- **STATED PROBLEM**: Exactly the lines from the start of the data below through the line that contains "ax = fig.add_axes([0.0428, 0.284, 0.9215, 0.678])" are to be copied, with pictures left out.

- **DATA RECORDS**:
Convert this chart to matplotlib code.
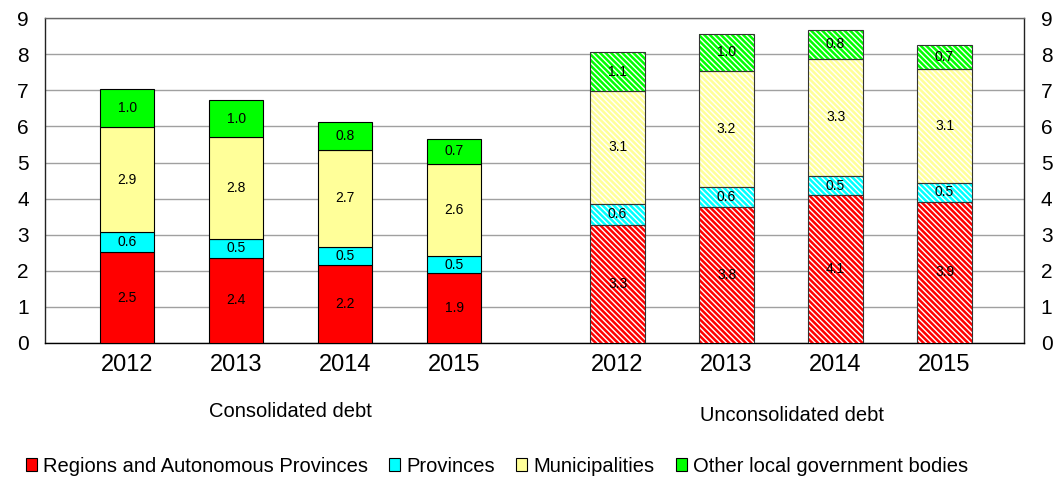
import numpy as np
import matplotlib
matplotlib.use("Agg")
import matplotlib.pyplot as plt
from matplotlib.transforms import blended_transform_factory

plt.rcParams['font.family'] = ['Liberation Sans', 'DejaVu Sans']
plt.rcParams['hatch.linewidth'] = 1.0

years = ['2012', '2013', '2014', '2015']
groups = ['Consolidated debt', 'Unconsolidated debt']
series = ['Regions and Autonomous Provinces', 'Provinces', 'Municipalities',
          'Other local government bodies']
colors = ['#FF0000', '#00FFFF', '#FFFF99', '#00FF00']

# consolidated debt, % of GDP
cons_regions = [2.51, 2.36, 2.17, 1.93]
cons_provinces = [0.56, 0.52, 0.50, 0.48]
cons_municip = [2.92, 2.84, 2.67, 2.56]
cons_other = [1.04, 1.00, 0.77, 0.68]

# unconsolidated debt, % of GDP
uncons_regions = [3.28, 3.76, 4.09, 3.92]
uncons_provinces = [0.57, 0.56, 0.53, 0.52]
uncons_municip = [3.14, 3.22, 3.26, 3.14]
uncons_other = [1.06, 1.02, 0.80, 0.68]

cons = [cons_regions, cons_provinces, cons_municip, cons_other]
uncons = [uncons_regions, uncons_provinces, uncons_municip, uncons_other]

x1 = np.arange(len(years))
x2 = x1 + len(years) + 0.5
width = 0.5

fig = plt.figure(figsize=(10.62, 4.79), dpi=100)
ax = fig.add_axes([0.0428, 0.284, 0.9215, 0.678])

handles = []
bottom = np.zeros(len(years))
for vals, c, name in zip(cons, colors, series):
    r = ax.bar(x1, vals, width, bottom=bottom, color=c, edgecolor='black',
               linewidth=0.8, label=name, zorder=3)
    ax.bar_label(r, labels=['%.1f' % v for v in vals], label_type='center',
                 fontsize=10)
    handles.append(r)
    bottom += np.array(vals)

# hatched bars: white stripes first, then a dark outline on top
bottom = np.zeros(len(years))
for vals, c in zip(uncons, colors):
    ax.bar(x2, vals, width, bottom=bottom, color=c, edgecolor='white',
           hatch='\\' * 6, linewidth=0, zorder=3)
    r = ax.bar(x2, vals, width, bottom=bottom, fill=False, edgecolor='#333333',
               linewidth=0.8, zorder=4)
    ax.bar_label(r, labels=['%.1f' % v for v in vals], label_type='center',
                 fontsize=10)
    bottom += np.array(vals)

ax.set_xlim(-0.75, 8.23)
ax.set_ylim(0, 9)
ax.set_yticks(range(0, 10))
ax.set_xticks(np.concatenate([x1, x2]))
ax.set_xticklabels(years + years)
ax.tick_params(axis='x', length=0, pad=8, labelsize=17)
ax.tick_params(axis='y', length=0, labelsize=15, labelright=True, pad=12)
ax.grid(axis='y', color='#A0A0A0', linewidth=1, zorder=0)
ax.set_axisbelow(True)

ax.spines['top'].set_color('#666666')
ax.spines['left'].set_color('#222222')
ax.spines['right'].set_color('#222222')
ax.spines['bottom'].set_color('black')
for s in ax.spines.values():
    s.set_linewidth(1)

trans = blended_transform_factory(ax.transData, ax.transAxes)
ax.text(x1.mean(), -0.21, groups[0], transform=trans, ha='center', va='center',
        fontsize=14.5)
ax.text(x2.mean() + 0.1, -0.222, groups[1], transform=trans, ha='center',
        va='center', fontsize=14.5)

fig.legend(handles=handles, loc='center', bbox_to_anchor=(0.468, 0.027), ncol=4,
           frameon=False, fontsize=14.5, handlelength=0.55, handleheight=0.55,
           handletextpad=0.3, columnspacing=1.05)

fig.savefig('out.png', dpi=100)
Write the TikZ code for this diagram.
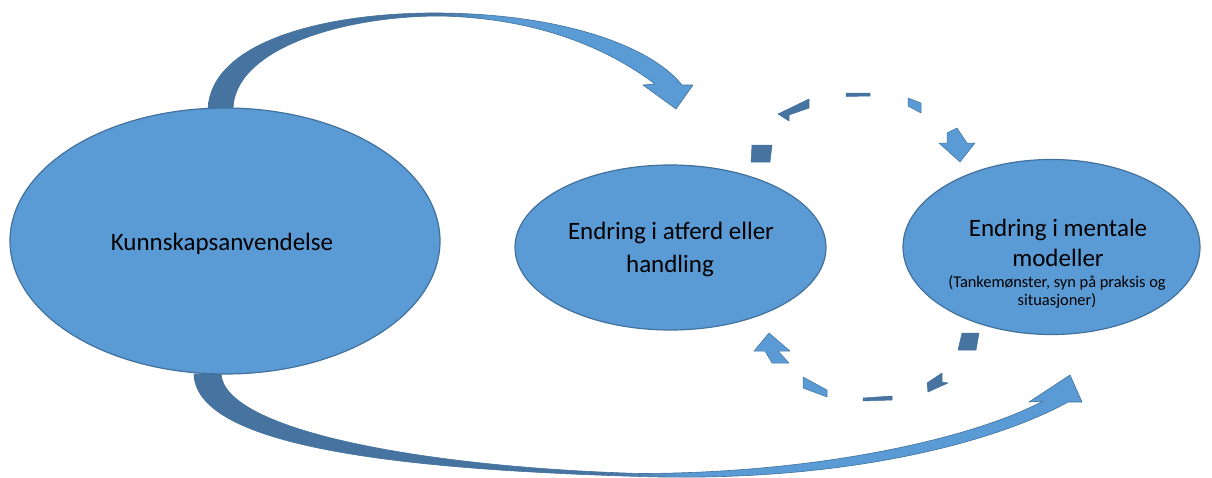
\documentclass[tikz,border=0pt]{standalone}
\usepackage{fontspec}
\setmainfont{Carlito}
\usetikzlibrary{shapes.geometric}
\definecolor{boxfill}{HTML}{5B9BD5}
\definecolor{boxline}{HTML}{41719C}
\definecolor{arrowdark}{HTML}{4673A0}
\pgfdeclarehorizontalshading{topshade}{100bp}{color(0bp)=(arrowdark); color(49bp)=(arrowdark); color(54bp)=(boxfill); color(100bp)=(boxfill)}
\pgfdeclarehorizontalshading{botshade}{100bp}{color(0bp)=(arrowdark); color(48bp)=(arrowdark); color(53bp)=(boxfill); color(100bp)=(boxfill)}
\begin{document}
\begin{tikzpicture}[x=1pt,y=-1pt,
  oval/.style={ellipse, fill=boxfill, draw=boxline, line width=1.2pt, inner sep=0pt},
  bigarrow/.style={draw=boxline, line width=0.6pt, line join=round},
  ringdark/.style={fill=arrowdark, draw=boxline, line width=0.5pt, line join=round},
  ringlight/.style={fill=boxfill, draw=boxline, line width=0.5pt, line join=round},
  bigtext/.style={font=\fontsize{25}{30}\selectfont, anchor=base, inner sep=0pt},
  smalltext/.style={font=\fontsize{16.4}{19.7}\selectfont, anchor=base, inner sep=0pt}]

\useasboundingbox (0,0) rectangle (1212,477);

% big curved arrow on top
\shadedraw[shading=topshade, bigarrow] (208,110) .. controls (210,40) and (330,12) .. (440,13)
  .. controls (560,14) and (650,45) .. (682,85) -- (693,85) -- (676,109) -- (643,85) -- (655,84)
  .. controls (610,50) and (540,18) .. (440,16)
  .. controls (340,16) and (233,50) .. (233,110) -- cycle;

% big curved arrow at the bottom
\shadedraw[shading=botshade, bigarrow] (194,374) .. controls (196,450) and (420,470) .. (640,476.5)
  .. controls (850,483) and (1000,440) .. (1068,402) -- (1082,402) -- (1070,375) -- (1029,402) -- (1043,401)
  .. controls (980,435) and (830,473) .. (640,473.5)
  .. controls (420,467) and (225,430) .. (221,374) -- cycle;

% dashed ring: upper arrow
\draw[ringdark] (752,145) -- (772,145) -- (770,162) -- (751,162) -- cycle;
\draw[ringdark] (778,114) -- (809,99) -- (809,108) -- (789,115) -- (789,121) -- cycle;
\draw[ringdark] (846,93) -- (870,93) -- (870,96) -- (846,96.5) -- cycle;
\draw[ringlight] (908,98) -- (921,103) -- (921,113) -- (908,106) -- cycle;
\draw[ringlight] (947,133) -- (957,128) -- (967,143) -- (975,143) -- (960,162) -- (939,143) -- (947,143) -- cycle;

% dashed ring: lower arrow
\draw[ringdark] (962,333) -- (979,333) -- (976,350) -- (958,350) -- cycle;
\draw[ringdark] (927,383) -- (942,373) -- (942,382) -- (948,383) -- (928,392) -- cycle;
\draw[ringdark] (863,398) -- (892,396) -- (892,400) -- (863,401) -- cycle;
\draw[ringlight] (803,377) -- (827,390) -- (827,397) -- (803,388) -- cycle;
\draw[ringlight] (769,333) -- (790,351) -- (778,351) -- (789,363) -- (772,363) -- (765,351) -- (754,351) -- cycle;

% ellipses
\node[oval, minimum width=430pt, minimum height=266pt] (kunn) at (225,241) {};
\node[oval, minimum width=311pt, minimum height=165pt] (atferd) at (670.5,247.5) {};
\node[oval, minimum width=297pt, minimum height=175pt] (mental) at (1051.5,247) {};

% texts
\node[bigtext] (t1) at (222,250) {Kunnskapsanvendelse};
\node[bigtext] (t2) at (671,239.5) {Endring i atferd eller};
\node[bigtext] (t3) at (670,272) {handling};
\node[bigtext] (t4) at (1058,236.5) {Endring i mentale};
\node[bigtext] (t5) at (1058,266) {modeller};
\node[smalltext] (t6) at (1057,287) {(Tankemønster, syn på praksis og};
\node[smalltext] (t7) at (1057,305) {situasjoner)};
\end{tikzpicture}
\end{document}
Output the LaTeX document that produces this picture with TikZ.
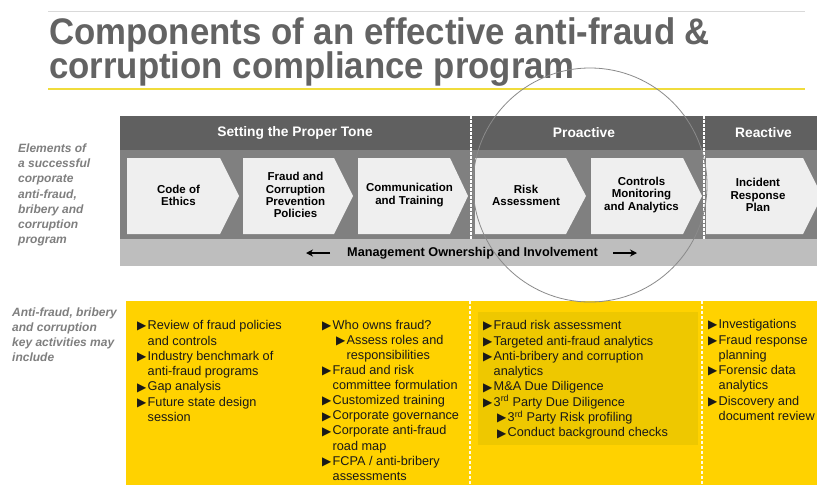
\documentclass[tikz,border=0pt]{standalone}
\usepackage{graphicx}
\usepackage{fontspec}
\setmainfont{Liberation Sans}
\newfontfamily\symfont{DejaVu Sans}
\usetikzlibrary{arrows.meta}
\definecolor{titlegray}{HTML}{636363}
\definecolor{darkband}{HTML}{606060}
\definecolor{midband}{HTML}{808080}
\definecolor{lightband}{HTML}{BEBEBE}
\definecolor{chevfill}{HTML}{EFEFEF}
\definecolor{labelgray}{HTML}{7F7F7F}
\definecolor{eyyellow}{HTML}{FFD200}
\definecolor{inneryellow}{HTML}{EEC800}
\definecolor{rulegray}{HTML}{D9D9D9}
\definecolor{ruleyellow}{HTML}{F0DC3C}
\definecolor{circgray}{HTML}{8A8A8A}
\newcommand{\bulmark}{\makebox[10.5pt][l]{\symfont\fontsize{12}{12}\selectfont\raisebox{-0.2pt}{▶}}}
\newcommand{\contind}{\hspace*{10.5pt}}
\newcommand{\subind}{\hspace*{14pt}}
\newcommand{\firststrut}{\rule{0pt}{10pt}}
\begin{document}
\begin{tikzpicture}[x=1pt,y=-1pt,
  titletext/.style={anchor=base west,inner sep=0,text=titlegray,font=\fontsize{37}{37}\selectfont\bfseries},
  sidelabel/.style={anchor=north west,inner sep=0,align=left,text=labelgray,font=\fontsize{12}{15.1}\selectfont\bfseries\itshape},
  headtext/.style={inner sep=0,text=white,font=\fontsize{13.8}{14}\selectfont\bfseries},
  chevtext/.style={inner sep=0,align=center,text=black,font=\fontsize{11.5}{12.2}\selectfont\bfseries},
  chevshape/.style={fill=chevfill},
  bullist/.style={anchor=north west,inner sep=0,align=left,text=black!90,font=\fontsize{12.7}{15.3}\selectfont},
  wdash/.style={draw=white,line width=1.6pt,dash pattern=on 2.5pt off 1.5pt},
  ydash/.style={draw=white!92!eyyellow,line width=1.2pt,dash pattern=on 3pt off 2pt},
  mgarrow/.style={draw=black,line width=2pt,-{Stealth[length=7pt,width=7pt]}}
]
\useasboundingbox (0,0) rectangle (817,485);
\fill[white] (0,0) rectangle (817,485);

% title
\draw[rulegray,line width=1pt] (48,11) -- (805,11);
\node[titletext] (title1) at (49,44) {\scalebox{0.94}[1]{Components of an effective anti-fraud \&}};
\node[titletext] (title2) at (49,78) {\scalebox{0.94}[1]{corruption compliance program}};
\draw[ruleyellow,line width=2pt] (48,88.5) -- (805,88.5);

% bands
\fill[darkband] (120,116) rectangle (817,150);
\fill[midband] (120,150) rectangle (817,239);
\fill[lightband] (120,239) rectangle (817,266);

% chevrons
\fill[chevshape] (127,158) -- (220,158) -- (239,196) -- (220,234) -- (127,234) -- cycle;
\fill[chevshape] (243,158) -- (334,158) -- (353,196) -- (334,234) -- (243,234) -- cycle;
\fill[chevshape] (358,158) -- (450,158) -- (468,196) -- (450,234) -- (358,234) -- cycle;
\fill[chevshape] (475,158) -- (566,158) -- (586,196) -- (566,234) -- (475,234) -- cycle;
\fill[chevshape] (591,158) -- (683,158) -- (702,196) -- (683,234) -- (591,234) -- cycle;
\fill[chevshape] (706,158) -- (803,158) -- (822,196) -- (803,234) -- (706,234) -- cycle;

\draw[wdash] (471,116) -- (471,239);
\draw[wdash] (704,116) -- (704,239);

% header texts
\node[headtext] (tone) at (295,133) {Setting the Proper Tone};
\node[headtext] (proactive) at (584,133) {Proactive};
\node[headtext] (reactive) at (763.5,133) {Reactive};

% chevron texts
\node[chevtext] (ethics) at (178.5,195) {Code of\\Ethics};
\node[chevtext] (policies) at (295.5,195) {Fraud and\\Corruption\\Prevention\\Policies};
\node[chevtext] (training) at (409.5,195) {Communication\\and Training};
\node[chevtext] (risk) at (526,195) {Risk\\Assessment};
\node[chevtext] (controls) at (641.5,195) {Controls\\Monitoring\\and Analytics};
\node[chevtext] (incident) at (758,195) {Incident\\Response\\Plan};

% management band
\node[inner sep=0,text=black,font=\fontsize{12.7}{13}\selectfont\bfseries] (mgmt) at (472.5,253) {Management Ownership and Involvement};
\coordinate (la1) at (330,253);
\coordinate (la2) at (306,253);
\coordinate (ra1) at (613,253);
\coordinate (ra2) at (637,253);
\draw[mgarrow] (la1) -- (la2);
\draw[mgarrow] (ra1) -- (ra2);

% side labels
\node[sidelabel] (elements) at (18,142.5) {\firststrut Elements of\\a successful\\corporate\\anti-fraud,\\bribery and\\corruption\\program};
\node[sidelabel] (activities) at (12,306) {\firststrut Anti-fraud, bribery\\and corruption\\key activities may\\include};

% yellow panel
\fill[eyyellow] (126,301) rectangle (817,485);
\fill[inneryellow] (478,312) rectangle (698,445);
\draw[ydash] (470,301) -- (470,485);
\draw[ydash] (702,301) -- (702,485);

\node[bullist] (col1) at (137,319.5) {\firststrut\bulmark Review of fraud policies\\
\contind and controls\\
\bulmark Industry benchmark of\\
\contind anti-fraud programs\\
\bulmark Gap analysis\\
\bulmark Future state design\\
\contind session};

\node[bullist,font=\fontsize{12.7}{15.1}\selectfont] (col2) at (322,319) {\firststrut\bulmark Who owns fraud?\\
\subind\bulmark Assess roles and\\
\subind\contind responsibilities\\
\bulmark Fraud and risk\\
\contind committee formulation\\
\bulmark Customized training\\
\bulmark Corporate governance\\
\bulmark Corporate anti-fraud\\
\contind road map\\
\bulmark FCPA / anti-bribery\\
\contind assessments};

\node[bullist] (col3) at (483,319.5) {\firststrut\bulmark Fraud risk assessment\\
\bulmark Targeted anti-fraud analytics\\
\bulmark Anti-bribery and corruption\\
\contind analytics\\
\bulmark M\&A Due Diligence\\
\bulmark 3\textsuperscript{rd} Party Due Diligence\\
\subind\bulmark 3\textsuperscript{rd} Party Risk profiling\\
\subind\bulmark Conduct background checks};

\node[bullist] (col4) at (708,318.5) {\firststrut\bulmark Investigations\\
\bulmark Fraud response\\
\contind planning\\
\bulmark Forensic data\\
\contind analytics\\
\bulmark Discovery and\\
\contind document review};

% circle
\draw[circgray,line width=0.8pt] (590,185) circle[radius=117];
\end{tikzpicture}
\end{document}
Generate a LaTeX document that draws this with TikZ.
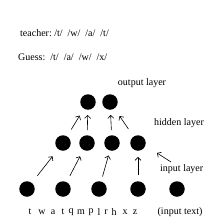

- **COMPLETED TASK**:
Convert this chart to matplotlib code.
import numpy as np
import matplotlib
matplotlib.use("Agg")
import matplotlib.pyplot as plt
from matplotlib.transforms import blended_transform_factory

plt.rcParams['font.family'] = ['Liberation Sans', 'DejaVu Sans']
plt.rcParams['hatch.linewidth'] = 1.0

years = ['2012', '2013', '2014', '2015']
groups = ['Consolidated debt', 'Unconsolidated debt']
series = ['Regions and Autonomous Provinces', 'Provinces', 'Municipalities',
          'Other local government bodies']
colors = ['#FF0000', '#00FFFF', '#FFFF99', '#00FF00']

# consolidated debt, % of GDP
cons_regions = [2.51, 2.36, 2.17, 1.93]
cons_provinces = [0.56, 0.52, 0.50, 0.48]
cons_municip = [2.92, 2.84, 2.67, 2.56]
cons_other = [1.04, 1.00, 0.77, 0.68]

# unconsolidated debt, % of GDP
uncons_regions = [3.28, 3.76, 4.09, 3.92]
uncons_provinces = [0.57, 0.56, 0.53, 0.52]
uncons_municip = [3.14, 3.22, 3.26, 3.14]
uncons_other = [1.06, 1.02, 0.80, 0.68]

cons = [cons_regions, cons_provinces, cons_municip, cons_other]
uncons = [uncons_regions, uncons_provinces, uncons_municip, uncons_other]

x1 = np.arange(len(years))
x2 = x1 + len(years) + 0.5
width = 0.5

fig = plt.figure(figsize=(10.62, 4.79), dpi=100)
ax = fig.add_axes([0.0428, 0.284, 0.9215, 0.678])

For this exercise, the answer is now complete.